> **Collected data**
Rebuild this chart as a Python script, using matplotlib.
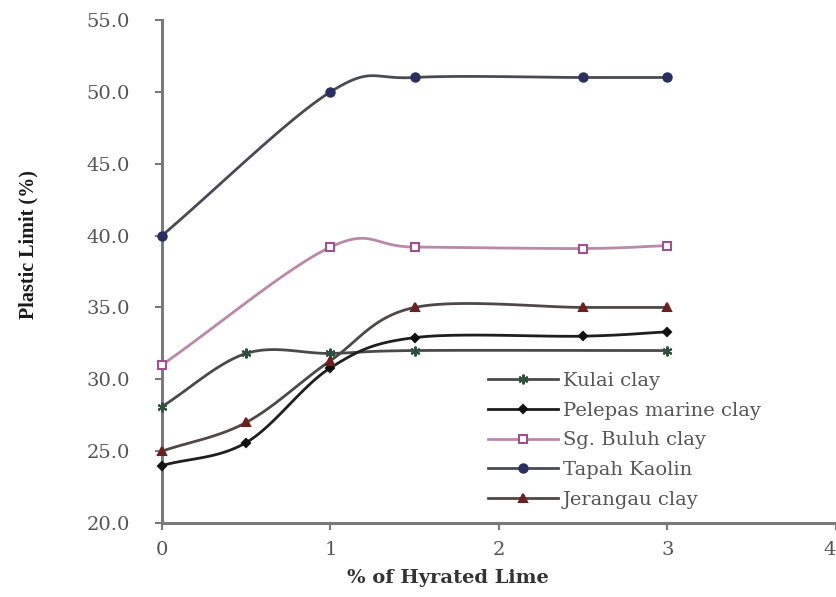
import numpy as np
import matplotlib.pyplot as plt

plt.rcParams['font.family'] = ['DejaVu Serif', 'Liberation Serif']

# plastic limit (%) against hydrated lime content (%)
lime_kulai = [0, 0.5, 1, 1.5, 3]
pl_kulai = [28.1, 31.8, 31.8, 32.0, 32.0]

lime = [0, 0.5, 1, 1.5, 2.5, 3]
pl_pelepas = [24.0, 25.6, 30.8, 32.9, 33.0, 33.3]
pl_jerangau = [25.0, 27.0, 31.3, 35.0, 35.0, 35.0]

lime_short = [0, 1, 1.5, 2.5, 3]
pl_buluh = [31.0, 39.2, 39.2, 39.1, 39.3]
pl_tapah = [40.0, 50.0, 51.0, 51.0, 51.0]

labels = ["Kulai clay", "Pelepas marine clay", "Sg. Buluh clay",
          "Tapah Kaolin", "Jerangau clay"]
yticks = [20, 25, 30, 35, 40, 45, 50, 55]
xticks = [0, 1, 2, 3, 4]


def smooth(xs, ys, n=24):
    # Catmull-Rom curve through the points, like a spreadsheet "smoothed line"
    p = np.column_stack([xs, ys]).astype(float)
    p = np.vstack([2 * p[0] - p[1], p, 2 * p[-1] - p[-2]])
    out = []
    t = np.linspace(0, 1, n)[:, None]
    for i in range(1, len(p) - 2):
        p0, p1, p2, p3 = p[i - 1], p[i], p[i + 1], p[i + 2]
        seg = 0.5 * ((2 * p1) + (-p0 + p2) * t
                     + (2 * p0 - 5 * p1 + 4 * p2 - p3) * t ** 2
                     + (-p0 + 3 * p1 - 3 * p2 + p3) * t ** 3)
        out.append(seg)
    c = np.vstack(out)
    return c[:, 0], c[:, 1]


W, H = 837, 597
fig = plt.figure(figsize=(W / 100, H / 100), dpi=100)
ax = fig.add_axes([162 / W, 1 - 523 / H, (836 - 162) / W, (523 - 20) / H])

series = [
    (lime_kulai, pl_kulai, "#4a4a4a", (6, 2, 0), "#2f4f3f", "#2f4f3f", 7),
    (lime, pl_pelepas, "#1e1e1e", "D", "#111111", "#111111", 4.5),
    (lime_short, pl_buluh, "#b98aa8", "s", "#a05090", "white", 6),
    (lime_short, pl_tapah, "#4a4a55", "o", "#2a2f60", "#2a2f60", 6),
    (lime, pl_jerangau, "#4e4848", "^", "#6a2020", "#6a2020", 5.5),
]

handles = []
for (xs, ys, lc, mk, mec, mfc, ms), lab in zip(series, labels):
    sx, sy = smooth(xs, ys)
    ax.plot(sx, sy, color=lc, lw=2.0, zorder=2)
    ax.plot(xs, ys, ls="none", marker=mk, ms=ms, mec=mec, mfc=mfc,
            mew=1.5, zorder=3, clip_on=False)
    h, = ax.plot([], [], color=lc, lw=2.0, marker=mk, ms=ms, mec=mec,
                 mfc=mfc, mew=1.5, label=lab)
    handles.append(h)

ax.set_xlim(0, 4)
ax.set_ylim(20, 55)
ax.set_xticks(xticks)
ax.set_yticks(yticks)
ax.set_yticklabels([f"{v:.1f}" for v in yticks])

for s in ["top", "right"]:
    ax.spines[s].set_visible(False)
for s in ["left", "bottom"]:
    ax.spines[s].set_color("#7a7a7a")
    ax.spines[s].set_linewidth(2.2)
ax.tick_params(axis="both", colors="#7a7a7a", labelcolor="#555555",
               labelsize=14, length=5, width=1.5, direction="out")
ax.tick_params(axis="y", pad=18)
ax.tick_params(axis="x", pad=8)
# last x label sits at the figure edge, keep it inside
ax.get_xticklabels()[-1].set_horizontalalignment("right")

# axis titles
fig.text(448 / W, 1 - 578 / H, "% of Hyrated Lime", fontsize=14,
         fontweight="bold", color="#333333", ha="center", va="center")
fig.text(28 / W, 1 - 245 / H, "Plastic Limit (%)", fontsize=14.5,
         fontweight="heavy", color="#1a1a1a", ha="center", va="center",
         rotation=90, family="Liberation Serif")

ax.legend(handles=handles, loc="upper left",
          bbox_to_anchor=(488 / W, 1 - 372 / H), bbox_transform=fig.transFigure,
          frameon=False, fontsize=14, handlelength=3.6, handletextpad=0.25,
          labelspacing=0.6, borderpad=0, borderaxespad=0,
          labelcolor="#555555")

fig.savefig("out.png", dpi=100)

> **To be done**
Please repeat exactly the data above from its first line to the line that contains "plt.rcParams['font.family'] = ['DejaVu", inclusive, and leave every picture out.

> **Result of this exercise**
Rebuild this chart as a Python script, using matplotlib.
import numpy as np
import matplotlib.pyplot as plt

plt.rcParams['font.family'] = ['DejaVu Serif', 'Liberation Serif']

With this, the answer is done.